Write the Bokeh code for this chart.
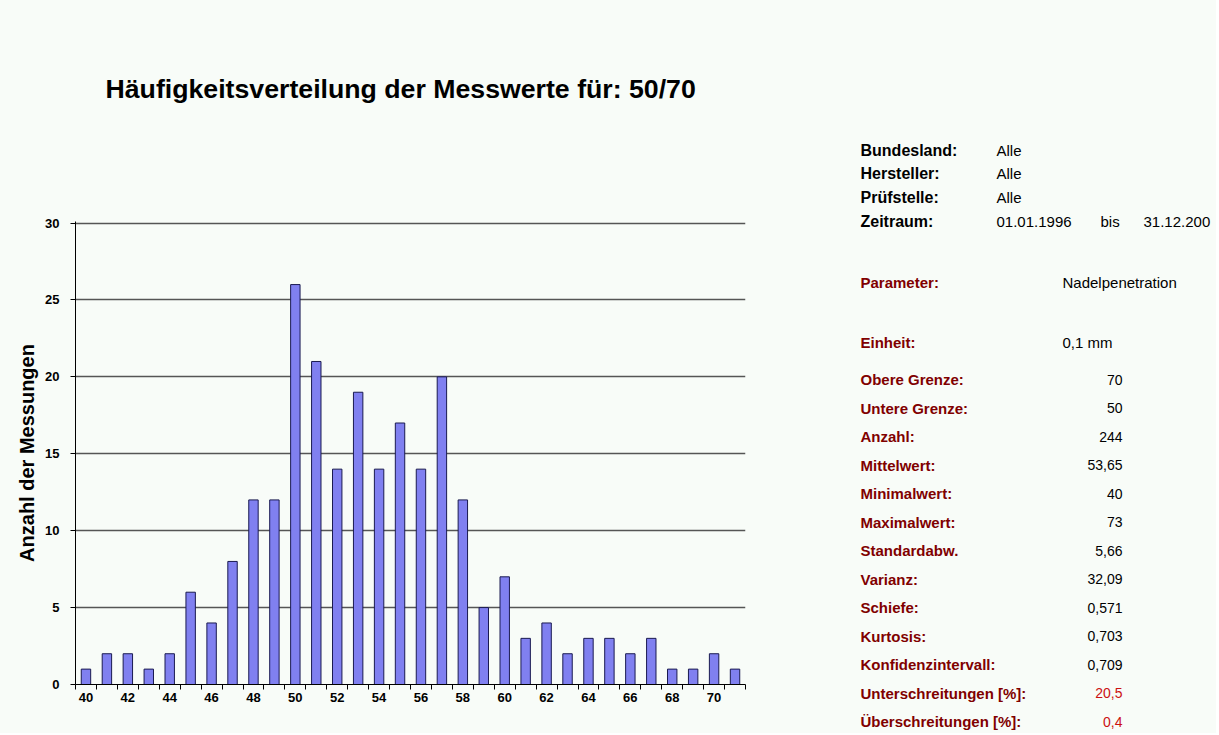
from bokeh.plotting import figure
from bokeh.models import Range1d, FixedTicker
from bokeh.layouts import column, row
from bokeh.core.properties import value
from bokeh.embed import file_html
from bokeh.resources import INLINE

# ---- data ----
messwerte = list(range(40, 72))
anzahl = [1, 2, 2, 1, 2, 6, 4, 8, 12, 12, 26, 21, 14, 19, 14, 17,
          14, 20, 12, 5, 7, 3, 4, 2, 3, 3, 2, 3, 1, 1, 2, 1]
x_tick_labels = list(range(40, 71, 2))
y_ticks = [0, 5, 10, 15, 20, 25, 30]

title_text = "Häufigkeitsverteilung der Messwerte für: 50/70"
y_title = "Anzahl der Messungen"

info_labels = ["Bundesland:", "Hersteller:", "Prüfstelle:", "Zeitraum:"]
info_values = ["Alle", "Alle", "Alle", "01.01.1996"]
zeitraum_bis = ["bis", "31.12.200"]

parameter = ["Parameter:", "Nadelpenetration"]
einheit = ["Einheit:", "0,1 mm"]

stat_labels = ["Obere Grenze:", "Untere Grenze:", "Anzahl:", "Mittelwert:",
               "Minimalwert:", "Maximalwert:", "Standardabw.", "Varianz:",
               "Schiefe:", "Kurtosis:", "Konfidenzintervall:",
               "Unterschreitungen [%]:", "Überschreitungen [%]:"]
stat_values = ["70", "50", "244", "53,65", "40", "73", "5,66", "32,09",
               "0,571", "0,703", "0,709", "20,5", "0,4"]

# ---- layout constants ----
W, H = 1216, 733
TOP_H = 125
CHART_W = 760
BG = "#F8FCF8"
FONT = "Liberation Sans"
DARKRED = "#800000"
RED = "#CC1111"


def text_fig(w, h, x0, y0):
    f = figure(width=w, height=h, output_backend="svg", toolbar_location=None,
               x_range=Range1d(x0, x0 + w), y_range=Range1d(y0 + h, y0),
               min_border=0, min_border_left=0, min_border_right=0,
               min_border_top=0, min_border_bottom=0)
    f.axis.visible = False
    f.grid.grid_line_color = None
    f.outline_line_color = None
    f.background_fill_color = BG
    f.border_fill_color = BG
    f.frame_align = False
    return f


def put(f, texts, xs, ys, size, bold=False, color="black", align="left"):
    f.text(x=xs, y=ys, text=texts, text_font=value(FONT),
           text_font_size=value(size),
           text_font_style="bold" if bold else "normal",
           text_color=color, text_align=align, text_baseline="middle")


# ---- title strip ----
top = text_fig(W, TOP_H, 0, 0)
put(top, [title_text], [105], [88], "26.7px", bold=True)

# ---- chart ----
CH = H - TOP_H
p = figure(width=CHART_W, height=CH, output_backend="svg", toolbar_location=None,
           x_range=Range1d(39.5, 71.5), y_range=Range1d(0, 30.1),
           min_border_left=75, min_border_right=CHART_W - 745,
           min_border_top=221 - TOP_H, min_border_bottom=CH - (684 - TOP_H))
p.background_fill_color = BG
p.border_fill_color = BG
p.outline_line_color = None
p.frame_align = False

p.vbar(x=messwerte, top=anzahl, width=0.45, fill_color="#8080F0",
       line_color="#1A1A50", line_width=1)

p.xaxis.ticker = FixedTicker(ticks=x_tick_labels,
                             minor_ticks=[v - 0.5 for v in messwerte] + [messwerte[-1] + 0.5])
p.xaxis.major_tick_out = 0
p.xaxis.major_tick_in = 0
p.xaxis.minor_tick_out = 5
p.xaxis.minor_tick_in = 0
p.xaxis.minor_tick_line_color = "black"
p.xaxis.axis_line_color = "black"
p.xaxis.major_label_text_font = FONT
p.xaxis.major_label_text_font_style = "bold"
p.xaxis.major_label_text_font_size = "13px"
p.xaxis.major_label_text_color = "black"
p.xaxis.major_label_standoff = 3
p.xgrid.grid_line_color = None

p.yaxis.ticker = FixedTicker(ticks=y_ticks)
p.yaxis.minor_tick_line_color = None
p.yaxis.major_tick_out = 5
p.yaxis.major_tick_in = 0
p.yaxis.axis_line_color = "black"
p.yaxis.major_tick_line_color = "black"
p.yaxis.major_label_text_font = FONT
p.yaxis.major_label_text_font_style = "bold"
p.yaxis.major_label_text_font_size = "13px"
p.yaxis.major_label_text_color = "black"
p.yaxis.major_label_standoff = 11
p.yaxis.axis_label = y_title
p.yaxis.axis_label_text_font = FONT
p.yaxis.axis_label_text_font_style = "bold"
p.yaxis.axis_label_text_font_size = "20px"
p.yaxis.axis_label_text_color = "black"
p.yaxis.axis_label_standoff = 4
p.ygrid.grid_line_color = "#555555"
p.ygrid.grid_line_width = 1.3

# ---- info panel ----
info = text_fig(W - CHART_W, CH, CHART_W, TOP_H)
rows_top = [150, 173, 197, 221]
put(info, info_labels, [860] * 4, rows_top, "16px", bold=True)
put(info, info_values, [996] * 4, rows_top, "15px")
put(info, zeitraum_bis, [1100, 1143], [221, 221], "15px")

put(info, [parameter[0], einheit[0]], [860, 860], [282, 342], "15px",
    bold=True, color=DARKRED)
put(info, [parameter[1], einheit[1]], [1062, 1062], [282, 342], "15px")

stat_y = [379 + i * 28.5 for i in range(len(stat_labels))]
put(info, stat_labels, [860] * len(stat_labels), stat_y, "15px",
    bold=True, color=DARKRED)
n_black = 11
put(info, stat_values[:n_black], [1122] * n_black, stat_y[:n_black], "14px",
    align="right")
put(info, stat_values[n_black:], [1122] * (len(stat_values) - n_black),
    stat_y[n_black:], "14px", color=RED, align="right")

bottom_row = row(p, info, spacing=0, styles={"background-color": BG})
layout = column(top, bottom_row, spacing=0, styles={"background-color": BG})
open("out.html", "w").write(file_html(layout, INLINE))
========================
_THE TASK:_
Set down the complete material exactly, but do not include the images.

_TASK SOLUTION:_
Write the Bokeh code for this chart.
from bokeh.plotting import figure
from bokeh.models import Range1d, FixedTicker
from bokeh.layouts import column, row
from bokeh.core.properties import value
from bokeh.embed import file_html
from bokeh.resources import INLINE

# ---- data ----
messwerte = list(range(40, 72))
anzahl = [1, 2, 2, 1, 2, 6, 4, 8, 12, 12, 26, 21, 14, 19, 14, 17,
          14, 20, 12, 5, 7, 3, 4, 2, 3, 3, 2, 3, 1, 1, 2, 1]
x_tick_labels = list(range(40, 71, 2))
y_ticks = [0, 5, 10, 15, 20, 25, 30]

title_text = "Häufigkeitsverteilung der Messwerte für: 50/70"
y_title = "Anzahl der Messungen"

info_labels = ["Bundesland:", "Hersteller:", "Prüfstelle:", "Zeitraum:"]
info_values = ["Alle", "Alle", "Alle", "01.01.1996"]
zeitraum_bis = ["bis", "31.12.200"]

parameter = ["Parameter:", "Nadelpenetration"]
einheit = ["Einheit:", "0,1 mm"]

stat_labels = ["Obere Grenze:", "Untere Grenze:", "Anzahl:", "Mittelwert:",
               "Minimalwert:", "Maximalwert:", "Standardabw.", "Varianz:",
               "Schiefe:", "Kurtosis:", "Konfidenzintervall:",
               "Unterschreitungen [%]:", "Überschreitungen [%]:"]
stat_values = ["70", "50", "244", "53,65", "40", "73", "5,66", "32,09",
               "0,571", "0,703", "0,709", "20,5", "0,4"]

# ---- layout constants ----
W, H = 1216, 733
TOP_H = 125
CHART_W = 760
BG = "#F8FCF8"
FONT = "Liberation Sans"
DARKRED = "#800000"
RED = "#CC1111"


def text_fig(w, h, x0, y0):
    f = figure(width=w, height=h, output_backend="svg", toolbar_location=None,
               x_range=Range1d(x0, x0 + w), y_range=Range1d(y0 + h, y0),
               min_border=0, min_border_left=0, min_border_right=0,
               min_border_top=0, min_border_bottom=0)
    f.axis.visible = False
    f.grid.grid_line_color = None
    f.outline_line_color = None
    f.background_fill_color = BG
    f.border_fill_color = BG
    f.frame_align = False
    return f


def put(f, texts, xs, ys, size, bold=False, color="black", align="left"):
    f.text(x=xs, y=ys, text=texts, text_font=value(FONT),
           text_font_size=value(size),
           text_font_style="bold" if bold else "normal",
           text_color=color, text_align=align, text_baseline="middle")


# ---- title strip ----
top = text_fig(W, TOP_H, 0, 0)
put(top, [title_text], [105], [88], "26.7px", bold=True)

# ---- chart ----
CH = H - TOP_H
p = figure(width=CHART_W, height=CH, output_backend="svg", toolbar_location=None,
           x_range=Range1d(39.5, 71.5), y_range=Range1d(0, 30.1),
           min_border_left=75, min_border_right=CHART_W - 745,
           min_border_top=221 - TOP_H, min_border_bottom=CH - (684 - TOP_H))
p.background_fill_color = BG
p.border_fill_color = BG
p.outline_line_color = None
p.frame_align = False

p.vbar(x=messwerte, top=anzahl, width=0.45, fill_color="#8080F0",
       line_color="#1A1A50", line_width=1)

p.xaxis.ticker = FixedTicker(ticks=x_tick_labels,
                             minor_ticks=[v - 0.5 for v in messwerte] + [messwerte[-1] + 0.5])
p.xaxis.major_tick_out = 0
p.xaxis.major_tick_in = 0
p.xaxis.minor_tick_out = 5
p.xaxis.minor_tick_in = 0
p.xaxis.minor_tick_line_color = "black"
p.xaxis.axis_line_color = "black"
p.xaxis.major_label_text_font = FONT
p.xaxis.major_label_text_font_style = "bold"
p.xaxis.major_label_text_font_size = "13px"
p.xaxis.major_label_text_color = "black"
p.xaxis.major_label_standoff = 3
p.xgrid.grid_line_color = None

p.yaxis.ticker = FixedTicker(ticks=y_ticks)
p.yaxis.minor_tick_line_color = None
p.yaxis.major_tick_out = 5
p.yaxis.major_tick_in = 0
p.yaxis.axis_line_color = "black"
p.yaxis.major_tick_line_color = "black"
p.yaxis.major_label_text_font = FONT
p.yaxis.major_label_text_font_style = "bold"
p.yaxis.major_label_text_font_size = "13px"
p.yaxis.major_label_text_color = "black"
p.yaxis.major_label_standoff = 11
p.yaxis.axis_label = y_title
p.yaxis.axis_label_text_font = FONT
p.yaxis.axis_label_text_font_style = "bold"
p.yaxis.axis_label_text_font_size = "20px"
p.yaxis.axis_label_text_color = "black"
p.yaxis.axis_label_standoff = 4
p.ygrid.grid_line_color = "#555555"
p.ygrid.grid_line_width = 1.3

# ---- info panel ----
info = text_fig(W - CHART_W, CH, CHART_W, TOP_H)
rows_top = [150, 173, 197, 221]
put(info, info_labels, [860] * 4, rows_top, "16px", bold=True)
put(info, info_values, [996] * 4, rows_top, "15px")
put(info, zeitraum_bis, [1100, 1143], [221, 221], "15px")

put(info, [parameter[0], einheit[0]], [860, 860], [282, 342], "15px",
    bold=True, color=DARKRED)
put(info, [parameter[1], einheit[1]], [1062, 1062], [282, 342], "15px")

stat_y = [379 + i * 28.5 for i in range(len(stat_labels))]
put(info, stat_labels, [860] * len(stat_labels), stat_y, "15px",
    bold=True, color=DARKRED)
n_black = 11
put(info, stat_values[:n_black], [1122] * n_black, stat_y[:n_black], "14px",
    align="right")
put(info, stat_values[n_black:], [1122] * (len(stat_values) - n_black),
    stat_y[n_black:], "14px", color=RED, align="right")

bottom_row = row(p, info, spacing=0, styles={"background-color": BG})
layout = column(top, bottom_row, spacing=0, styles={"background-color": BG})
open("out.html", "w").write(file_html(layout, INLINE))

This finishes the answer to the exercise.